Pour corriger cette discrimination, il suffit juste de signer les projets de décret existants, notamment celui devant mettre en place la Haute Autorité chargée de la promotion et de la protection des droits des personnes handicapées. Cette structure sera mieux habilitée pour coordonner l’élaboration de la nouvelle stratégie nationale d’accompagnement des personnes vivant avec un handicap, demandée par le Chef de l’Etat. Elle pourra également mettre en place un mécanisme de détection et de promotion de personnes handicapées aux compétences et profils pointus, qui existent aujourd’hui dans presque tous les secteurs d’activité, notamment dans l’administration.

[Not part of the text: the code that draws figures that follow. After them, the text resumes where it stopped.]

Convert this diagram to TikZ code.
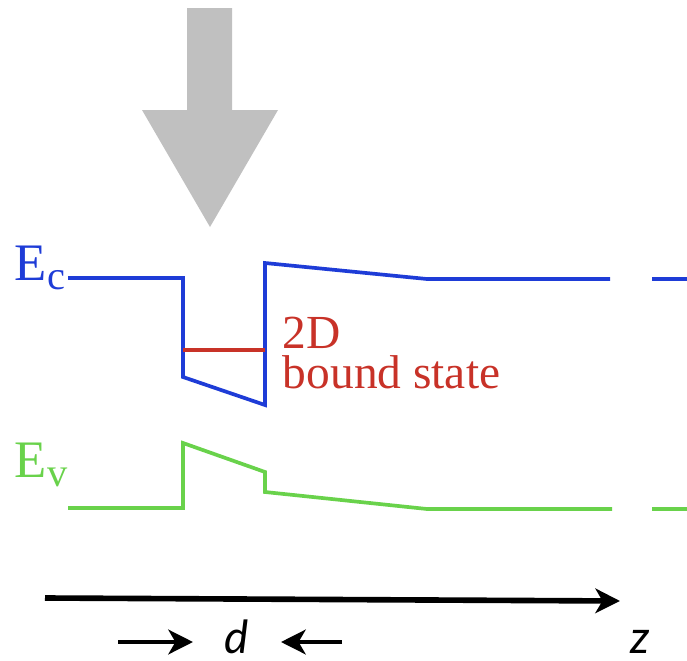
\documentclass[tikz,border=0pt]{standalone}
\usepackage{fontspec}
\setmainfont{Liberation Serif}
\newfontfamily\axisfont{Lato}
\usetikzlibrary{arrows.meta}
\definecolor{cband}{RGB}{30,60,215}
\definecolor{vband}{RGB}{105,210,75}
\definecolor{bstate}{RGB}{200,50,40}
\definecolor{lightgray}{RGB}{192,192,192}
\begin{document}
\begin{tikzpicture}[x=0.02cm, y=-0.02cm, line width=2.1pt,
  >={Stealth[length=14pt,width=14pt,inset=4pt]}]
  \useasboundingbox (0,0) rectangle (687,660);
  % incoming light
  \fill[lightgray] (187,8) -- (232,8) -- (232,110) -- (278,110) -- (210,227)
    -- (142,110) -- (187,110) -- cycle;
  % conduction band
  \node[cband, anchor=base west, inner sep=0pt, font=\fontsize{30}{30}\selectfont]
    (Ec) at (13,280) {E\raisebox{-5.5pt}{\fontsize{23}{23}\selectfont c}};
  \draw[cband] (68,278) -- (183,278) -- (183,377) -- (265,405) -- (265,263)
    -- (427,279) -- (610,279);
  \draw[cband] (652,279) -- (687,279);
  \draw[bstate] (183,350) -- (265,350);
  \node[bstate, anchor=base west, inner sep=0pt, font=\fontsize{27}{27}\selectfont]
    (twoD) at (281,348) {2D};
  \node[bstate, anchor=base west, inner sep=0pt, font=\fontsize{27}{27}\selectfont]
    (bound) at (281,388) {bound state};
  % valence band
  \node[vband, anchor=base west, inner sep=0pt, font=\fontsize{30}{30}\selectfont]
    (Ev) at (13,477) {E\raisebox{-5.5pt}{\fontsize{23}{23}\selectfont v}};
  \draw[vband] (68,508) -- (183,508) -- (183,443) -- (265,472) -- (265,492)
    -- (427,509) -- (612,509);
  \draw[vband] (652,509) -- (687,509);
  % axis
  \coordinate (z0) at (45,598);
  \coordinate (z1) at (620,601);
  \draw[->, line width=3.2pt] (z0) -- (z1);
  \node[anchor=base, inner sep=0pt, font=\axisfont\itshape\fontsize{26}{26}\selectfont] (z) at (640,653) {z};
  \node[anchor=base, inner sep=0pt, font=\axisfont\itshape\fontsize{26}{26}\selectfont] (d) at (237,653) {d};
  \coordinate (dL) at (118,642);
  \coordinate (dLtip) at (193,642);
  \coordinate (dR) at (342,642);
  \coordinate (dRtip) at (281,642);
  \draw[->, line width=2.5pt] (dL) -- (dLtip);
  \draw[->, line width=2.5pt] (dR) -- (dRtip);
\end{tikzpicture}
\end{document}
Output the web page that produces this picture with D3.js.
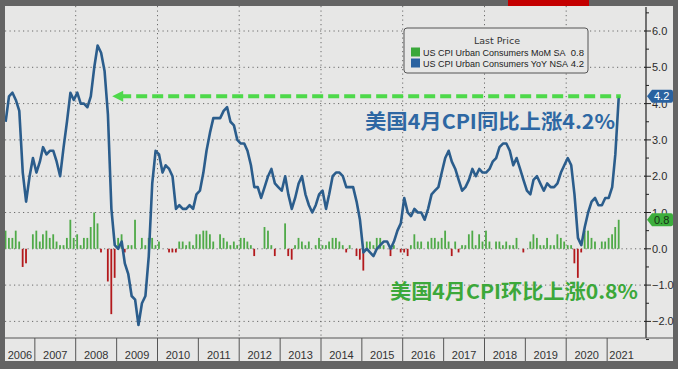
<!DOCTYPE html>
<html><head><meta charset="utf-8">
<script src="https://cdn.jsdelivr.net/npm/d3@7/dist/d3.min.js"></script>
<style>html,body{margin:0;padding:0;background:#666;}svg{display:block;}</style>
</head><body>
<svg id="c" width="678" height="369"></svg>
<script>
// ---- data ----
const startMonth = "2006-04";
const yoy = [3.5,4.2,4.3,4.1,3.8,2.1,1.3,2.0,2.5,
 2.1,2.4,2.8,2.6,2.7,2.7,2.4,2.0,2.8,3.5,4.3,4.1,
 4.3,4.0,4.0,3.9,4.2,5.0,5.6,5.4,4.9,3.7,1.1,0.1,
 0.0,0.2,-0.4,-0.7,-1.3,-1.4,-2.1,-1.5,-1.3,-0.2,1.8,2.7,
 2.6,2.1,2.3,2.2,2.0,1.1,1.2,1.1,1.1,1.2,1.1,1.5,
 1.6,2.1,2.7,3.2,3.6,3.6,3.6,3.8,3.9,3.5,3.4,3.0,
 2.9,2.9,2.7,2.3,1.7,1.7,1.4,1.7,2.0,2.2,1.8,1.7,
 1.6,2.0,1.5,1.1,1.4,1.8,2.0,1.5,1.2,1.0,1.2,1.5,
 1.6,1.1,1.5,2.0,2.1,2.1,2.0,1.7,1.7,1.7,1.3,0.8,
 -0.1,0.0,-0.1,-0.2,0.0,0.1,0.2,0.2,0.0,0.2,0.5,0.7,
 1.4,1.0,0.9,1.1,1.0,1.0,0.8,1.1,1.5,1.6,1.7,2.1,
 2.5,2.7,2.4,2.2,1.9,1.6,1.7,1.9,2.2,2.0,2.2,2.1,
 2.1,2.2,2.4,2.5,2.8,2.9,2.9,2.7,2.3,2.5,2.2,1.9,
 1.6,1.5,1.9,2.0,1.8,1.6,1.8,1.7,1.7,1.8,2.1,2.3,
 2.5,2.3,1.5,0.3,0.1,0.6,1.0,1.3,1.4,1.2,1.2,1.4,
 1.4,1.7,2.6,4.2];
const mom = [0.5,0.3,0.3,0.5,0.2,-0.5,-0.4,0.0,0.4,
 0.5,0.2,0.4,0.5,0.3,0.4,0.2,0.1,0.1,0.3,0.8,0.3,
 0.4,0.1,0.3,0.3,0.6,1.0,0.7,-0.1,0.0,-0.9,-1.8,-0.8,
 0.3,0.4,-0.1,0.1,0.1,0.8,0.0,0.3,0.1,0.3,0.3,0.1,
 0.2,0.0,0.0,-0.1,-0.1,-0.1,0.2,0.2,0.1,0.2,0.1,0.4,
 0.4,0.5,0.5,0.4,0.2,0.0,0.4,0.3,0.2,0.1,0.2,0.1,
 0.3,0.3,0.2,0.1,-0.2,0.0,0.0,0.6,0.5,0.1,-0.2,0.0,
 0.0,0.7,-0.2,-0.3,0.1,0.3,0.2,0.1,0.2,0.0,0.1,0.3,
 0.1,0.1,0.2,0.3,0.3,0.2,0.1,-0.1,0.1,0.0,-0.2,-0.3,
 -0.6,0.2,0.2,0.1,0.3,0.3,0.1,0.0,-0.2,0.1,0.0,-0.1,
 -0.1,-0.2,0.1,0.4,0.2,0.2,0.0,0.2,0.3,0.3,0.2,0.3,
 0.5,0.2,-0.2,0.2,-0.1,0.1,0.1,0.4,0.5,0.1,0.4,0.2,
 0.5,0.2,0.0,0.2,0.2,0.1,0.2,0.1,0.1,0.3,0.0,-0.1,
 0.0,0.2,0.4,0.3,0.1,0.1,0.3,0.1,0.1,0.4,0.3,0.2,
 0.1,0.1,-0.4,-0.8,-0.1,0.5,0.5,0.3,0.2,0.0,0.2,0.2,
 0.3,0.4,0.6,0.8];
const yearLabels = ["2006","2007","2008","2009","2010","2011","2012","2013","2014","2015","2016","2017","2018","2019","2020","2021"];
const yTicks = [-2,-1,0,1,2,3,4,5,6];
const legendTitle = "Last Price";
const legendItems = [
  {name:"US CPI Urban Consumers MoM SA", last:"0.8", color:"#3aa83a"},
  {name:"US CPI Urban Consumers YoY NSA", last:"4.2", color:"#2a62a0"}
];
const titleYoY = "美国4月CPI同比上涨4.2%";
const titleMoM = "美国4月CPI环比上涨0.8%";

// ---- build ----
const parse = d3.timeParse("%Y-%m");
const m0 = parse(startMonth);
const dates = yoy.map((_, i) => d3.timeDay.offset(d3.timeMonth.offset(m0, i), 14));

const svg = d3.select("#c");
const W = 678, H = 369;
const L = 5, T = 6, axisX = 646, plotB = 338, frameR = 673, frameB = 361;

svg.append("rect").attr("width", W).attr("height", H).attr("fill", "#646464");
svg.append("rect").attr("x", L).attr("y", T).attr("width", frameR - L).attr("height", frameB - T).attr("fill", "#e7e7e6");
svg.append("rect").attr("x", 508).attr("y", 0).attr("width", 81).attr("height", T).attr("fill", "#c40000");

const x = d3.scaleTime().domain([new Date(2006,0,1), new Date(2022,0,1)]).range([-6, 648]);
const y = d3.scaleLinear().domain([-2, 6]).range([321.4, 31.0]);

svg.append("defs").append("clipPath").attr("id","clip")
  .append("rect").attr("x", L).attr("y", T).attr("width", axisX - L).attr("height", plotB - T);

const g = svg.append("g").attr("clip-path","url(#clip)");

// horizontal dotted gridlines
g.selectAll(".hg").data(yTicks).join("line")
  .attr("x1", L).attr("x2", axisX).attr("y1", d => y(d)).attr("y2", d => y(d))
  .attr("stroke", "#6a6a6a").attr("stroke-width", 1).attr("stroke-dasharray", "1.2,3.3");
// vertical dotted gridlines at even years
const evenYears = d3.range(2008, 2021, 2).map(yr => new Date(yr,0,1));
g.selectAll(".vg").data(evenYears).join("line")
  .attr("x1", d => x(d)).attr("x2", d => x(d)).attr("y1", T).attr("y2", plotB)
  .attr("stroke", "#6a6a6a").attr("stroke-width", 1).attr("stroke-dasharray", "1.2,3.3");

// bars
g.selectAll(".bar").data(mom.map((v,i)=>({v, d:dates[i]}))).join("rect")
  .attr("x", d => x(d.d) - 1).attr("width", 1.8)
  .attr("y", d => Math.min(y(d.v), y(0))).attr("height", d => Math.abs(y(d.v) - y(0)))
  .attr("fill", d => d.v >= 0 ? "#4faa48" : "#b3191c");

// line
g.append("path").datum(yoy.map((v,i)=>({v, d:dates[i]})))
  .attr("fill","none").attr("stroke","#2b5d8c").attr("stroke-width",2.6)
  .attr("stroke-linejoin","round")
  .attr("d", d3.line().x(d => x(d.d)).y(d => y(d.v)));

// green dashed arrow at last YoY
const lastV = yoy[yoy.length-1];
const arrowStart = new Date(2008,10,22);
const ay = y(lastV);
const ag = svg.append("g").attr("opacity",0.9);
ag.append("line").attr("x1", x(arrowStart)+8).attr("x2", x(dates[dates.length-1])+2)
  .attr("y1", ay).attr("y2", ay)
  .attr("stroke","#3ed83a").attr("stroke-width",4).attr("stroke-dasharray","11,5");
ag.append("path")
  .attr("d", `M${x(arrowStart)},${ay} L${x(arrowStart)+11},${ay-5.5} L${x(arrowStart)+11},${ay+5.5} Z`)
  .attr("fill","#3ed83a");

// right axis
const ax = svg.append("g").attr("transform", `translate(${axisX},0)`);
ax.append("line").attr("x1",0).attr("x2",0).attr("y1",T+1).attr("y2",plotB).attr("stroke","#222").attr("stroke-width",1.2);
ax.selectAll(".mj").data(yTicks).join("line")
  .attr("x1",-2).attr("x2",5).attr("y1",d=>y(d)).attr("y2",d=>y(d)).attr("stroke","#222");
ax.selectAll(".mn").data(d3.range(-2.5, 6.6, 1)).join("line")
  .attr("x1",0).attr("x2",3).attr("y1",d=>y(d)).attr("y2",d=>y(d)).attr("stroke","#222");
ax.selectAll(".tl").data(yTicks).join("text")
  .attr("x",6).attr("y",d=>y(d)+4)
  .attr("font-family","'Liberation Sans', Arial, sans-serif").attr("font-size",11).attr("fill","#2a2a2a")
  .text(d => d3.format(".1f")(d));

// last value tags
function tag(v, fill, txtColor, label){
  const ty = y(v);
  const t = svg.append("g");
  t.append("path").attr("d",
    `M${axisX+1},${ty} L${axisX+6},${ty-6.5} L${frameR-2},${ty-6.5} Q${frameR},${ty-6.5} ${frameR},${ty-4.5} L${frameR},${ty+4.5} Q${frameR},${ty+6.5} ${frameR-2},${ty+6.5} L${axisX+6},${ty+6.5} Z`)
    .attr("fill", fill);
  t.append("text").attr("x", axisX+8).attr("y", ty+4)
    .attr("font-family","'Liberation Sans', Arial, sans-serif").attr("font-size",11).attr("fill",txtColor).text(label);
}
tag(lastV, "#2a62a0", "#ffffff", d3.format(".1f")(lastV));
tag(mom[mom.length-1], "#3cae3c", "#163016", d3.format(".1f")(mom[mom.length-1]));

// bottom axis
svg.append("line").attr("x1",L).attr("x2",frameR).attr("y1",plotB).attr("y2",plotB).attr("stroke","#555").attr("stroke-width",1);
const yearStarts = yearLabels.map(s => new Date(+s,0,1));
svg.selectAll(".ys").data(yearStarts.slice(1)).join("line")
  .attr("x1",d=>x(d)).attr("x2",d=>x(d)).attr("y1",plotB).attr("y2",frameB)
  .attr("stroke","#555").attr("stroke-width",1);
svg.selectAll(".yl").data(yearLabels).join("text")
  .attr("x",(s,i)=>{
    const a = Math.max(x(yearStarts[i]), L);
    const b = Math.min(x(new Date(+s+1,0,1)), 636);
    return (a+b)/2;
  })
  .attr("y",359).attr("text-anchor","middle")
  .attr("font-family","'Liberation Sans', Arial, sans-serif").attr("font-size",11).attr("fill","#333")
  .text(s=>s);

// legend
const lg = svg.append("g");
lg.append("rect").attr("x",404).attr("y",28).attr("width",184).attr("height",45).attr("rx",3)
  .attr("fill","#e7e7e6").attr("stroke","#555").attr("stroke-width",1);
lg.append("text").attr("x",497).attr("y",44).attr("text-anchor","middle")
  .attr("font-family","'DejaVu Sans', Verdana, sans-serif").attr("font-size",9.5).attr("fill","#333").text(legendTitle);
legendItems.forEach((it,i)=>{
  const yy = 52 + i*11;
  lg.append("rect").attr("x",411).attr("y",yy-4.5).attr("width",9).attr("height",9).attr("fill",it.color);
  lg.append("text").attr("x",423).attr("y",yy+3.5)
    .attr("font-family","'Liberation Sans', Arial, sans-serif").attr("font-size",9).attr("fill","#222")
    .text(it.name);
  lg.append("text").attr("x",584).attr("y",yy+3.5).attr("text-anchor","end")
    .attr("font-family","'Liberation Sans', Arial, sans-serif").attr("font-size",9.5).attr("fill","#222")
    .text(it.last);
});

// annotations
svg.append("text").attr("x",365).attr("y",129)
  .attr("font-family","'Noto Sans CJK SC', sans-serif").attr("font-weight",700).attr("font-size",20)
  .attr("fill","#2e67a3").attr("textLength",250).attr("lengthAdjust","spacingAndGlyphs").text(titleYoY);
svg.append("text").attr("x",390).attr("y",299)
  .attr("font-family","'Noto Sans CJK SC', sans-serif").attr("font-weight",700).attr("font-size",20)
  .attr("fill","#3ca83a").attr("textLength",248).attr("lengthAdjust","spacingAndGlyphs").text(titleMoM);
</script>
</body></html>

Par ailleurs, dans ce contexte d’adoption d’un nouveau référentiel des politiques publiques (la Vision Sénégal 20250), il urge de prendre les mesures idoines en vue d’assurer la prise en compte du handicap dans la déclinaison sectorielle de l’Agenda national de Transformation systémique à travers les Lettres de Politique sectorielles de Développement (LPSD). Pour ce faire, il faudra procéder rapidement à la désignation des points focaux chargés du handicap dans tous les ministères à l’image des cellules genre, comme cela a été proposé par la FSAPH depuis fort longtemps. Ces derniers seront les bras techniques de la Haute Autorité au sein des ministères pour veiller à la prise en charge du handicap dans les nouvelles LPSD et assurer le suivi des actions préconisées dans le cadre des budgets programmes. Dans cette perspective, le gouvernement devra inscrire rapidement dans le projet de Loi de Finances initiale (LFI) 2025, qui sera soumise à l’appréciation des députés de la XVe Législature, un budget dédié à l’inclusion comme c’est le cas actuellement pour le genre.
Ce sont là, quelques mesures d’urgence qui pourraient faire bouger les lignes, et permettre aux personnes handicapées de garder espoir.